Bad year for the coconuts

For Foreign Policy's July/August 2010 issue, featuring our annual Failed States index, Ghanaian economist and writer George Ayittey put together a survey of the world's dictators and tyrants -- or "coconut heads" as he calls them. Suffice to say, 2011's been a tough year for the coconuts. 

Kim Jong Il (No. 1 on Ayittey's list) has just died. Than Shwe (No. 3) resigned and his country is showing some promising signs of genuine liberalization. Muammar al-Qaddafi (No. 11) met his bloody end in Sirte. Hosni Mubarak (No. 15) was forced from power and is on trial. Add to that, the ongoing protests against Bashar al-Assad (No. 12), Hugo Chavez's (No. 17) cancer diagnosis, and a grim year for Omar al-Bashir (No. 4) in which he saw his country literally break in two.

Even a few coconuts that didn't make Ayittey's list fell. There was Tunisia's Zine el-Abidine Ben Ali who kicked off the year by fleeing to the Gulf. Yemen's Ali Abdullah Saleh -- technically the world's longest-serving ruler after the death of Qaddafi -- has agreed to step down. Aspiring strongman Laurent Gbagbo of Cote D'Ivoire was forced from power as well.   
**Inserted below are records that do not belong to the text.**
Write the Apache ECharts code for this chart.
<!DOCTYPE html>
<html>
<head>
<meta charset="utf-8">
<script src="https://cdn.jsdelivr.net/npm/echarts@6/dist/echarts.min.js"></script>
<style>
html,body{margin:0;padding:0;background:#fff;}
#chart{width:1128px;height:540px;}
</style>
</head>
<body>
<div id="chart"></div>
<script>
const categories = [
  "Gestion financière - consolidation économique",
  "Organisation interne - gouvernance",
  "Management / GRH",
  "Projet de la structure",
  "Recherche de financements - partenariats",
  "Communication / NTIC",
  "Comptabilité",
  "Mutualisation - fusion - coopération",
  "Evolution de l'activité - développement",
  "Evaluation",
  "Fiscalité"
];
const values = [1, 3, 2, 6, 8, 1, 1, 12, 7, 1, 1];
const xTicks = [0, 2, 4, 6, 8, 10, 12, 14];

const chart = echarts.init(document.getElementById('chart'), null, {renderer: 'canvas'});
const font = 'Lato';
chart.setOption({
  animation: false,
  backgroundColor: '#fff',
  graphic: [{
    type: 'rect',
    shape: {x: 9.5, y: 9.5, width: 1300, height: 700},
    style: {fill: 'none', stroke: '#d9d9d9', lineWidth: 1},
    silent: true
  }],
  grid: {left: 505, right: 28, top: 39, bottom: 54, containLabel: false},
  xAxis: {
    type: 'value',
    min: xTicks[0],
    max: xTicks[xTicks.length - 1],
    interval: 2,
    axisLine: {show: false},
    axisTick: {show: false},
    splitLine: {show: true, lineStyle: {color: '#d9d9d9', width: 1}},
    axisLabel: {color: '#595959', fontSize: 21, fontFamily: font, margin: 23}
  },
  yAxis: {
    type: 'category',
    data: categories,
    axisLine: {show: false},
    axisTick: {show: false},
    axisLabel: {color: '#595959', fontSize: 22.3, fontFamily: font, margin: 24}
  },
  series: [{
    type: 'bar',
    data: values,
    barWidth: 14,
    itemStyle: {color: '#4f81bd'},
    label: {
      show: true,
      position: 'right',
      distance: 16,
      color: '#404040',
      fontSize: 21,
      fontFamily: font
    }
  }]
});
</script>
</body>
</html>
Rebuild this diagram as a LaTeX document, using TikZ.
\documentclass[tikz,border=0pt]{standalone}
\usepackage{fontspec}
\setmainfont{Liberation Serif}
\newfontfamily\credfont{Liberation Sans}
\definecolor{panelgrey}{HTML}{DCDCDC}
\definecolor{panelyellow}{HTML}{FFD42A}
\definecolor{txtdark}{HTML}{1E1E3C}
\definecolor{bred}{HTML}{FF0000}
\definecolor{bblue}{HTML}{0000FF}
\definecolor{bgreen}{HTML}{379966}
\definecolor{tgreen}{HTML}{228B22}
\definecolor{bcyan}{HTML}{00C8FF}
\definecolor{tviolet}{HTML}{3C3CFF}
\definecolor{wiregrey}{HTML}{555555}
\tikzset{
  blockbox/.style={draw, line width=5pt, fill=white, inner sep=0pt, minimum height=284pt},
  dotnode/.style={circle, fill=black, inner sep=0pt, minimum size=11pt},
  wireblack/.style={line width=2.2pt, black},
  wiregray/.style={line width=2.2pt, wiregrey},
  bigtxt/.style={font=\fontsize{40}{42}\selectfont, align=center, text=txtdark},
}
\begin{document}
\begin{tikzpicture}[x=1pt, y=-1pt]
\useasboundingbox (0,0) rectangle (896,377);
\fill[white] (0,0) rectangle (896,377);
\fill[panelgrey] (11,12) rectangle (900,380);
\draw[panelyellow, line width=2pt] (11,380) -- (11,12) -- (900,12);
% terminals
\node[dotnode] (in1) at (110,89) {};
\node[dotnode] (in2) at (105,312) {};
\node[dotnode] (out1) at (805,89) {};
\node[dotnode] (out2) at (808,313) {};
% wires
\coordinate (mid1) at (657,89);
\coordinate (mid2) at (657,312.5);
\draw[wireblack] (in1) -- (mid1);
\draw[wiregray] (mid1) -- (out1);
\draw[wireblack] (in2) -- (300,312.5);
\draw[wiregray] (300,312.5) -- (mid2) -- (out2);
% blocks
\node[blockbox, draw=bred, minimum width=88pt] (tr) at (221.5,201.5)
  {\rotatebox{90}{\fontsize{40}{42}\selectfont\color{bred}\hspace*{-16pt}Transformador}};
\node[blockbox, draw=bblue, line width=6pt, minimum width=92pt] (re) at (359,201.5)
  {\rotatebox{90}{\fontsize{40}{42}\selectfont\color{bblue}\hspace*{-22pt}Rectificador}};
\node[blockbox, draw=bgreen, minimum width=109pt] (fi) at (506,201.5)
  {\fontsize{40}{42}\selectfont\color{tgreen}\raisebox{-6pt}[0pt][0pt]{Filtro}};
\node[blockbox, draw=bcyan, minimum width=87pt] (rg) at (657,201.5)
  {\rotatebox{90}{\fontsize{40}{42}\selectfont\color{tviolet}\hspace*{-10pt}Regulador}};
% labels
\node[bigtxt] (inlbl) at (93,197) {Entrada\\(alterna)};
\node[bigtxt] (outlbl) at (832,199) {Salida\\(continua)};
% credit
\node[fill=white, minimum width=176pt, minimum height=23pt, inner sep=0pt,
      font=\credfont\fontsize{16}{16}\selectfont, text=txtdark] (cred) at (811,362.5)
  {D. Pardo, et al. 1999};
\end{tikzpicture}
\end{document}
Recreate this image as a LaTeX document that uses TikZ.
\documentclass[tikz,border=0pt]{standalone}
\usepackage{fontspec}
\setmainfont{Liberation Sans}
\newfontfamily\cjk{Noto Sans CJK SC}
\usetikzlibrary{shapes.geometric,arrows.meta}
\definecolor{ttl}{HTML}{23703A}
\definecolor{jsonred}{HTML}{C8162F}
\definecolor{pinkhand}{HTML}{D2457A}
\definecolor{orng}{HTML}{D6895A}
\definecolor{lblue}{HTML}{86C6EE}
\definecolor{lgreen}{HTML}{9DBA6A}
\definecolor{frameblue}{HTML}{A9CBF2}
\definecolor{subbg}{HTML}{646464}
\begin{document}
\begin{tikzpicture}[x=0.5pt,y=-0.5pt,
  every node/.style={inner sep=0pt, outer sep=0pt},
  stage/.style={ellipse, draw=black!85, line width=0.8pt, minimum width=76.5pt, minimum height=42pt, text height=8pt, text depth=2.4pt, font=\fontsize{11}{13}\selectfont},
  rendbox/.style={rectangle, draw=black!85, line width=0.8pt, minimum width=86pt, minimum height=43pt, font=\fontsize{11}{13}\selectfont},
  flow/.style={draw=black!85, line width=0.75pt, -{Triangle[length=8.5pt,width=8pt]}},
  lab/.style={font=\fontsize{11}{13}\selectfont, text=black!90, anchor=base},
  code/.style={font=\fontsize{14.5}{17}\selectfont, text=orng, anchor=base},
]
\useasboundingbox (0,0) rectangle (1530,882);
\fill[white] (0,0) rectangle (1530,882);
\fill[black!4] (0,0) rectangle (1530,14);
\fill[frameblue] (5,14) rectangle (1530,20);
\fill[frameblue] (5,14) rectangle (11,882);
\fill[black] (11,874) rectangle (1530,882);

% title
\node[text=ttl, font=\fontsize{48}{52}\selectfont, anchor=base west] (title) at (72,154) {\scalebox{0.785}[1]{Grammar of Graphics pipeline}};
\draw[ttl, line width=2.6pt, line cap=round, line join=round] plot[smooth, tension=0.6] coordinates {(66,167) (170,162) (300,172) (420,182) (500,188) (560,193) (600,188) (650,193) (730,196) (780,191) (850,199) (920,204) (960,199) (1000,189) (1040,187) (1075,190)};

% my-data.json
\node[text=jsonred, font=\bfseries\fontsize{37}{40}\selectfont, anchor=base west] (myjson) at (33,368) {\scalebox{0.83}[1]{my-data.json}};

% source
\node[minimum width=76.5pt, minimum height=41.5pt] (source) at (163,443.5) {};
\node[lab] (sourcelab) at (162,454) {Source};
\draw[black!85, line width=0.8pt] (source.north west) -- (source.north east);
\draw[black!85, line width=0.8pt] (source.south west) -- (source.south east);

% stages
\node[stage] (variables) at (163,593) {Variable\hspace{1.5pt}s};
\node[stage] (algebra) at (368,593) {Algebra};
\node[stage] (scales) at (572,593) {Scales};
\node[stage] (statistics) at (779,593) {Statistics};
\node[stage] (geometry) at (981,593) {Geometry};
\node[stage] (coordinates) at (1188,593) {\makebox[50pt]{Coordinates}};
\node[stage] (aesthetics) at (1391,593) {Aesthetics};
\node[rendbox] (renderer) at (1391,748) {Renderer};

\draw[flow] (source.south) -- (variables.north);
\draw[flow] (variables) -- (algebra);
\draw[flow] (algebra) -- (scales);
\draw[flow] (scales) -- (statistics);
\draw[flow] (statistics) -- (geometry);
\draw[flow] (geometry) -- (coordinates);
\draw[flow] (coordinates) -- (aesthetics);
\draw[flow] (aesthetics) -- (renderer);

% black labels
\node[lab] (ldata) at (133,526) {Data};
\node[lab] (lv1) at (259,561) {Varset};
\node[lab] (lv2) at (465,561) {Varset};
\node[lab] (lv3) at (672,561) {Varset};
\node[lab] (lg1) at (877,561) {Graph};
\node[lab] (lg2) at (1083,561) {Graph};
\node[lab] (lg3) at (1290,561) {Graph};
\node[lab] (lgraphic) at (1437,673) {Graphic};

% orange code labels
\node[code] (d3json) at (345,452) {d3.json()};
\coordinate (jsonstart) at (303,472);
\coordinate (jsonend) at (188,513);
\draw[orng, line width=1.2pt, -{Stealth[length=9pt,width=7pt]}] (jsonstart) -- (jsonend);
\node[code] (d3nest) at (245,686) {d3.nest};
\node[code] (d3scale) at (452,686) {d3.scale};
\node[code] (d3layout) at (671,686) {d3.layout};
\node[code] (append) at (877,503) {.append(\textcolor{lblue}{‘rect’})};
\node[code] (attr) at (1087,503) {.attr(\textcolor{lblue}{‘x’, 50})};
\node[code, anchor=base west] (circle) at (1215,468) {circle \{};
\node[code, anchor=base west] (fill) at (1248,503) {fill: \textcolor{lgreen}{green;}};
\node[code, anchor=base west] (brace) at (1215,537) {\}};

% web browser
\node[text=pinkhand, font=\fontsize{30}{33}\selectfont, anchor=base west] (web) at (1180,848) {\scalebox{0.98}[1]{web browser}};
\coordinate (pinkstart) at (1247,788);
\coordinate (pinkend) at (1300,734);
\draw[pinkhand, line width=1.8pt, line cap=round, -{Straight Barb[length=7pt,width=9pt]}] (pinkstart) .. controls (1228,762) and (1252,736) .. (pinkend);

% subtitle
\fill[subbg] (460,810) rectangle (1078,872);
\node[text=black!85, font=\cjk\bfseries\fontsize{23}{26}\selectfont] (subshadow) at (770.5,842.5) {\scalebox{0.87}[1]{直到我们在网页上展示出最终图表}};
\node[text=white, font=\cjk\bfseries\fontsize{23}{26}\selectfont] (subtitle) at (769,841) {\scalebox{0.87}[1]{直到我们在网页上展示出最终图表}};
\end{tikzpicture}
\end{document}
Going through the rest of the list we see Robert Mugabe and Raul Castro, both in their 80s. The former will face another controversial election next year and the latter is attempting to keep a lid on things while opening up his country's economy. Belarus' Aleksandr Lukashenko is looking wobblier than he has in a long time. The past month has seen the most significant protests in recent memory in Russia, China, and Kazakhstan.  

This isn't necessarily to say that the world's become more democratic this year, none of these countries are exactly guaranteed a democratic future, and in some, the possibility seems pretty remote. But it's been a terrible year for the world's longtime strongmen -- which is good news for everyone else. 


What do we know about Kim Jong Un?

With Kim Jong Il having departed this world for the land of pizza pies and Hennessy -- or something -- attention now turns to his son and presumed successor Kim Jong Un. Like his dad, Jong Un's background is largely shrouded in mystery. But here are a few things we know, or think we do: 

Ken Gause wrote for FP in 2009, "According to Kim Jong Il's former personal chef, Kim Jong-un was born in 1983 or 1984 to Kim's third wife, Ko Hyong-hui, and is allegedly his father's favorite son."

Jong Un was reportedly designated successor after his older bloger Kim Jong Nam embarassed the family with an ill-fated trip to Disneyland in 2001.

His health is questionable: There are reports that he inherited his father's diabetes and he was injured in a car crash in 2008. 

He was reportedly educated in Switzerland at the prestigious International School of Berne.

He shares his dad's fondness for James Bond movies and Michael Jordan and former schoolmates remember him being mainly obsessed with basketball in his youth. 

He's thought to speak English, German, and French. 

His father began grooming him only three years ago -- not much time for a 20-something to prepare to lead a troubled country. 

During his time in the North Korean government, he's been personally linked to two disastrous initiatives -- a 2009 currency reevalution that wiped out the life savings of many North Korean citizens and led to rare protests, and a 2010 artillery assault on a South Korean military installation.

According to official propaganda, he is "a military talent who has genius wisdom and policy" and "resembles our great general (Kim Jong Il) so much in appearance." His official nickname is "Brilliant Comrade". (His father was "Dear Leader" and his grandfather was "Great Leader."